begin

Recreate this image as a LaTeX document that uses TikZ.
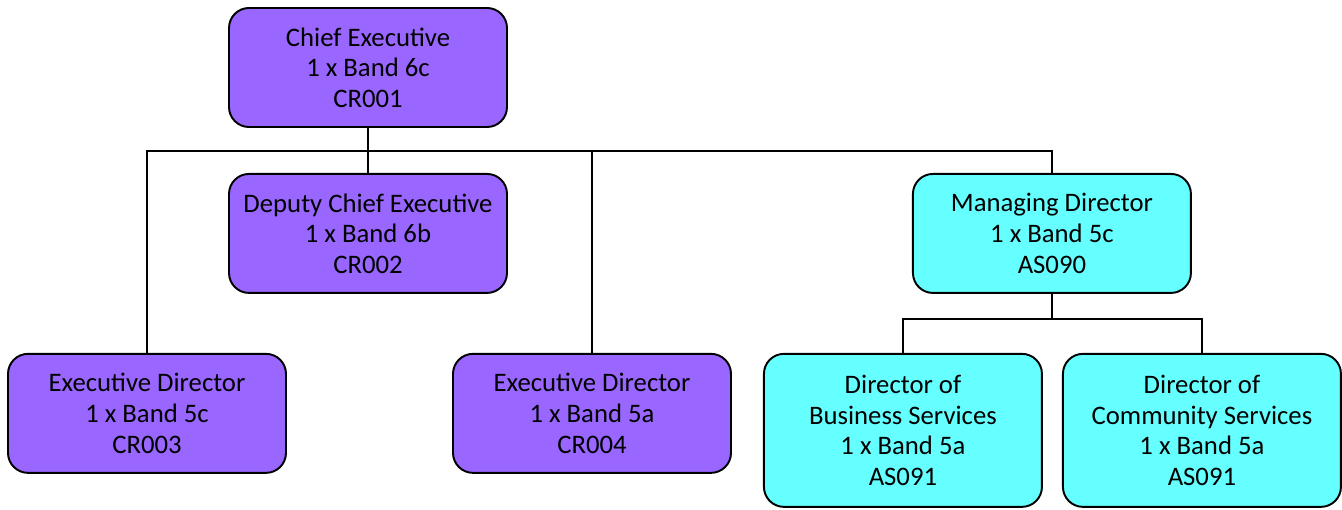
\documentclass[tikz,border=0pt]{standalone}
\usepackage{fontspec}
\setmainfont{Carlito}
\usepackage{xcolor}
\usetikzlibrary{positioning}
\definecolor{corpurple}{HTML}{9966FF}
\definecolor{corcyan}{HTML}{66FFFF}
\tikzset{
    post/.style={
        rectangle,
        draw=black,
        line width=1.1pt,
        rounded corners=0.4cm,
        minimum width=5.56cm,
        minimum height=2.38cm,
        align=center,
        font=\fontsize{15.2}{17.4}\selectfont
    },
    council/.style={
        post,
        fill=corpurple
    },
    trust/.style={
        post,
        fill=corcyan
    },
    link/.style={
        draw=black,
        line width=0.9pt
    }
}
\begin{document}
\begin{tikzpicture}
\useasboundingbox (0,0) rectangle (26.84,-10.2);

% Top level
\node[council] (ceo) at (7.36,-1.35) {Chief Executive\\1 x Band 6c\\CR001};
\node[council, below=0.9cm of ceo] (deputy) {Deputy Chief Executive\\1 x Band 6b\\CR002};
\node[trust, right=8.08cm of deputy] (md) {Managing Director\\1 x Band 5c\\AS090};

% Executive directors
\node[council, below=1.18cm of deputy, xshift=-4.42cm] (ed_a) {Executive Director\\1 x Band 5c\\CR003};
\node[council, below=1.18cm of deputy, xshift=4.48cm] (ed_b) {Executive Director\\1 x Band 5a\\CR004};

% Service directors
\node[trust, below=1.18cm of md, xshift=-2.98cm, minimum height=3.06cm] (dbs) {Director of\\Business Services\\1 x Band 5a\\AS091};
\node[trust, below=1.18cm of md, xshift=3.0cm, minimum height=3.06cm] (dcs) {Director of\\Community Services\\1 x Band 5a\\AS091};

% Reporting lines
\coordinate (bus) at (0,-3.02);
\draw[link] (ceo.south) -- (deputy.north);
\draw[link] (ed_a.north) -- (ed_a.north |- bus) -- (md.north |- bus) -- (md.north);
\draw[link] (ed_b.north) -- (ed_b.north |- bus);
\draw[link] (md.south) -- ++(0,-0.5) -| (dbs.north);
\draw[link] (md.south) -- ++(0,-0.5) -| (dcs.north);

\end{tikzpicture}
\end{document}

end

# Short task
Leave out the pictures and restate everything else word for word.

# Response below
Recreate this image as a LaTeX document that uses TikZ.
\documentclass[tikz,border=0pt]{standalone}
\usepackage{fontspec}
\setmainfont{Carlito}
\usepackage{xcolor}
\usetikzlibrary{positioning}
\definecolor{corpurple}{HTML}{9966FF}
\definecolor{corcyan}{HTML}{66FFFF}
\tikzset{
    post/.style={
        rectangle,
        draw=black,
        line width=1.1pt,
        rounded corners=0.4cm,
        minimum width=5.56cm,
        minimum height=2.38cm,
        align=center,
        font=\fontsize{15.2}{17.4}\selectfont
    },
    council/.style={
        post,
        fill=corpurple
    },
    trust/.style={
        post,
        fill=corcyan
    },
    link/.style={
        draw=black,
        line width=0.9pt
    }
}
\begin{document}
\begin{tikzpicture}
\useasboundingbox (0,0) rectangle (26.84,-10.2);

% Top level
\node[council] (ceo) at (7.36,-1.35) {Chief Executive\\1 x Band 6c\\CR001};
\node[council, below=0.9cm of ceo] (deputy) {Deputy Chief Executive\\1 x Band 6b\\CR002};
\node[trust, right=8.08cm of deputy] (md) {Managing Director\\1 x Band 5c\\AS090};

% Executive directors
\node[council, below=1.18cm of deputy, xshift=-4.42cm] (ed_a) {Executive Director\\1 x Band 5c\\CR003};
\node[council, below=1.18cm of deputy, xshift=4.48cm] (ed_b) {Executive Director\\1 x Band 5a\\CR004};

% Service directors
\node[trust, below=1.18cm of md, xshift=-2.98cm, minimum height=3.06cm] (dbs) {Director of\\Business Services\\1 x Band 5a\\AS091};
\node[trust, below=1.18cm of md, xshift=3.0cm, minimum height=3.06cm] (dcs) {Director of\\Community Services\\1 x Band 5a\\AS091};

% Reporting lines
\coordinate (bus) at (0,-3.02);
\draw[link] (ceo.south) -- (deputy.north);
\draw[link] (ed_a.north) -- (ed_a.north |- bus) -- (md.north |- bus) -- (md.north);
\draw[link] (ed_b.north) -- (ed_b.north |- bus);
\draw[link] (md.south) -- ++(0,-0.5) -| (dbs.north);
\draw[link] (md.south) -- ++(0,-0.5) -| (dcs.north);

\end{tikzpicture}
\end{document}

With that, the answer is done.